What does this mean for the claim that men's g-factor is higher than women's, that I think you mentioned some time ago?
According to a cursory search, it looks like women have been doing consistently better at mind-reading than men, with effect sizes around 0.2:
https://doi.org/10.1016/j.cpnec.2022.100162
https://psycnet.apa.org/record/2013-09240-009
https://www.pnas.org/doi/abs/10.1073/pnas.2022385119
Here's my interpretation, correct me if I'm wrong:
1. The g-factor and g-loadings are calculated by factor analysis based on a collection of various cognitive tasks
2. These collections typically *do not* include mind-reading tasks (even though mind-reading is arguably a cognitive task, what else could it be?)
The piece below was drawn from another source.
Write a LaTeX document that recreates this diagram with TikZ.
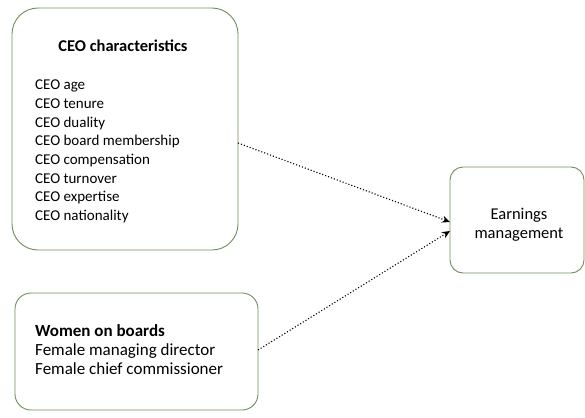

3. If we were to include the RMET (and similar emotion-related tasks) into the datasets used to calibrate the g-factor, that would rotate the vector a little bit, and slightly change the loadings of the different tasks
4. That would slightly increase the average IQ score of women and decrease the average of men, possibly explaining a part of the gender gap
5. That may or may not improve the accuracy of IQ scores for predicting job performance/anti-social behaviour/etc (I suspect that recognizing emotions is relevant for job performance, at least in some jobs)
Am I understanding this correctly?
I always wondered how the "correct" emotion of the eyes was determined by the test's creators. A poll? Interviews with the subjects in the photos?